Coach Sabourin arrived and quietly asked about the maroon and gold paint on his assistant’s fingers. “I don’t know if the kids noticed it,” Petrillo said. He added, “Do you know how many hours it took me to get that paint off after the game?”

One Thanksgiving, in a legendary move, Petrillo said he head-butted the team bus as it was preparing to leave for Concord. The following Monday he got a call from Superintendent of Schools Joseph Buckley. “He wanted to know who threw rocks at the bus.”

All season, “there were traditions and nutty things going on,” Petrillo said. “But there was more geared toward Concord because of the rivalry.”

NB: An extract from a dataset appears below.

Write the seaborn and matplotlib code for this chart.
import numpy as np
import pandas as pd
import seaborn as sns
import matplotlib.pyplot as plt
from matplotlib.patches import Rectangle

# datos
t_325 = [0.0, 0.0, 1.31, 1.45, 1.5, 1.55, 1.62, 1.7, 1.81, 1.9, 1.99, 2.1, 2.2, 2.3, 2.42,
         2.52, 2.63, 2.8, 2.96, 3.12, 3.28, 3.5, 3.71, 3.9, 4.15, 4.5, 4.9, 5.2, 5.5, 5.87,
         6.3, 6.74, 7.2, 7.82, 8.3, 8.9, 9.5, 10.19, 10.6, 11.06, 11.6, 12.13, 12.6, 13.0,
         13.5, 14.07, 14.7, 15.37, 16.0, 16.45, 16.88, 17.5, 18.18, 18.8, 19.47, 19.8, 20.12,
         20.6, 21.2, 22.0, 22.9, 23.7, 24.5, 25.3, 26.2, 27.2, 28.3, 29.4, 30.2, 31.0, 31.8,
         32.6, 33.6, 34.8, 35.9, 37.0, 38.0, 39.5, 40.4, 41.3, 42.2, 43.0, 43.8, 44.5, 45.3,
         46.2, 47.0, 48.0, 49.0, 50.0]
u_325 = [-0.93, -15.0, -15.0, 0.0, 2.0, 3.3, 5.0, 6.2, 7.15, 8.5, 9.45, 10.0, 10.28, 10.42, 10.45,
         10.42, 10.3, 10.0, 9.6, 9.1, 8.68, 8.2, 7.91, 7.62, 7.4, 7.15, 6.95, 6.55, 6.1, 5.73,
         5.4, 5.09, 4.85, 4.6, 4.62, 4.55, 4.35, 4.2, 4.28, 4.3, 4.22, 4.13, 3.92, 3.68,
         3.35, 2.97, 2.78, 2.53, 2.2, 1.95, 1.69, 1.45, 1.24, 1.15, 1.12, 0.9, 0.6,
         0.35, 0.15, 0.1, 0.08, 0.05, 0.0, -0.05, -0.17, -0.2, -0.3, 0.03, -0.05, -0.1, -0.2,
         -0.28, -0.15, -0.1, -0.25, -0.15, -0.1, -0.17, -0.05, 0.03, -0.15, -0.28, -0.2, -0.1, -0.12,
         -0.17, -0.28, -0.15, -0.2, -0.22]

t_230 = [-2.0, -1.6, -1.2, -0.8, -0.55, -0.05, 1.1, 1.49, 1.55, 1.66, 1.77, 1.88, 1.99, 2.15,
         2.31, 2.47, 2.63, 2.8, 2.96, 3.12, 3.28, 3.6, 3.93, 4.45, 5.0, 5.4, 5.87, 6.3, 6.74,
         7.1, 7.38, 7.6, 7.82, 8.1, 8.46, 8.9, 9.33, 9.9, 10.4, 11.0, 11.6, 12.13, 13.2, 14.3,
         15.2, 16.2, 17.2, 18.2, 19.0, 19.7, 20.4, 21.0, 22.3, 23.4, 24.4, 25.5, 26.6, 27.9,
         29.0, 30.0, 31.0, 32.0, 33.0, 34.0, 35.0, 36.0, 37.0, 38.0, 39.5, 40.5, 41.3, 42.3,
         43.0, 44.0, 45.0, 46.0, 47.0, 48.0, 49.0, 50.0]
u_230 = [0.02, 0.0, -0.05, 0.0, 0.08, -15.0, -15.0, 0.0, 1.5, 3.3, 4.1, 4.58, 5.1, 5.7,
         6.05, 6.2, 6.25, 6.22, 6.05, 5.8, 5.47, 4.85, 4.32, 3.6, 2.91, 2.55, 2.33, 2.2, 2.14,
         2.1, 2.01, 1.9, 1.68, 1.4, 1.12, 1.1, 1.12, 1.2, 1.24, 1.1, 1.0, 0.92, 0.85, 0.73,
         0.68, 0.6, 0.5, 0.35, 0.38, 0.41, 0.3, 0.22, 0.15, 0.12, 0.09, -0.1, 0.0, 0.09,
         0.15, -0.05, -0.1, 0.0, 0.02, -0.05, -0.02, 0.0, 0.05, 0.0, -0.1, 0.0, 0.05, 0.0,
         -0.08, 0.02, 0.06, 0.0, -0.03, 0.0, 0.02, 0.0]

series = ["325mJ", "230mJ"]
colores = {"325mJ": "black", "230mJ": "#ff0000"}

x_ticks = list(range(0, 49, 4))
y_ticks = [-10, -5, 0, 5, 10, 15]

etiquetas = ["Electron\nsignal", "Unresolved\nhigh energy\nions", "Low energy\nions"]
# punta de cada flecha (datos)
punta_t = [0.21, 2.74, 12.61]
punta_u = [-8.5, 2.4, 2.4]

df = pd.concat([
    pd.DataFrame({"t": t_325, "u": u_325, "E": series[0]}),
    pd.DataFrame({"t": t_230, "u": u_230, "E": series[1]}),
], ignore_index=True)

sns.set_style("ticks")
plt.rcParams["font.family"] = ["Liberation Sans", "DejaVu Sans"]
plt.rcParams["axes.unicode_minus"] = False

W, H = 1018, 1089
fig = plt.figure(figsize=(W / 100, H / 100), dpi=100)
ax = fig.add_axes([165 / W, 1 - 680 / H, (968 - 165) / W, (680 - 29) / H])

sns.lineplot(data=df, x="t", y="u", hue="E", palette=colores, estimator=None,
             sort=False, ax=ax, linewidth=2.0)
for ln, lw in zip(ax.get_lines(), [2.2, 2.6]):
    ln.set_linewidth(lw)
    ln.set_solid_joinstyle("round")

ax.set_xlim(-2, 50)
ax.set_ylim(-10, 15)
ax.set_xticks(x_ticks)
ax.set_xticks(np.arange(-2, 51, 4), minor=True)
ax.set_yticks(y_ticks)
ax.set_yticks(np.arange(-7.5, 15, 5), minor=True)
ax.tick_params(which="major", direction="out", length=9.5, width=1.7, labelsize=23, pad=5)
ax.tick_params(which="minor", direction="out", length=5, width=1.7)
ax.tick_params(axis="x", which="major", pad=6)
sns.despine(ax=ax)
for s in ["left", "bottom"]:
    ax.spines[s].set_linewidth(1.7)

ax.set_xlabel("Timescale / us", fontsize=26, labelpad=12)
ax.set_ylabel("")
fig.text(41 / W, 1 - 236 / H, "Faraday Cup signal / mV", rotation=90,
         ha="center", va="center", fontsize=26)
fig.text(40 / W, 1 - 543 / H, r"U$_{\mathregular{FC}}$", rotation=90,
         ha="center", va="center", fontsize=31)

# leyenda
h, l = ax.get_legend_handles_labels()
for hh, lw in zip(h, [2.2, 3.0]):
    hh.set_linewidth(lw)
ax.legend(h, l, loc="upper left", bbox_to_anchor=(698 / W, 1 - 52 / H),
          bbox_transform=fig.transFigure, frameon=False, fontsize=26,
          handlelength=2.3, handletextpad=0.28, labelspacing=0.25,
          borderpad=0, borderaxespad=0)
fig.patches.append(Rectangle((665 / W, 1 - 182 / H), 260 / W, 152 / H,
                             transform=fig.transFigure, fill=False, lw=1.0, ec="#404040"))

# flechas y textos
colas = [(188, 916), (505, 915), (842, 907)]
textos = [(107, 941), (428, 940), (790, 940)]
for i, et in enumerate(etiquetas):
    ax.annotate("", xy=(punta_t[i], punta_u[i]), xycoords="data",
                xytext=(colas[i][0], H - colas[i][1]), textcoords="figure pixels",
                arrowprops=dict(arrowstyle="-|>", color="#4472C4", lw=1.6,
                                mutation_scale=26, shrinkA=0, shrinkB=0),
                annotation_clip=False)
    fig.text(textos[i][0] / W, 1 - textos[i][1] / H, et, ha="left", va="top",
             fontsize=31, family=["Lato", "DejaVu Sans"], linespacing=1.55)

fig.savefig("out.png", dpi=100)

“The kids played for Armand because they didn’t want to disappoint him,” Petrillo recounted. Sabourin retired after the 1999 season, and Petrillo said “it was different for me. Armand was like my father. You can know all the X’s and O’s, but if you cannot communicate with the kids and have them believe, respect, and trust you, you are not going to be successful. The X’s and O’s come after that.”

A physical education teacher throughout his BHS career, Petrillo said when coaches of interscholastic sports are also on the BHS faculty, “you see the kids at different times during the day. It’s like a big family.”

He has vivid memories of what seemed like the entire local culture mobilizing for the Thanksgiving football game, with spectators from the towns and Hanscom filling the bleachers and standing around the field circumference, five or six deep. “It was the thing to do,” he explained. “It was special.”

Petrillo retired as BHS athletic director in 2003. But he still found a way to be involved in football. As recently as a few years ago, Petrillo was active in helping coach youth football in Pelham, NH, a perennial high school state championship program.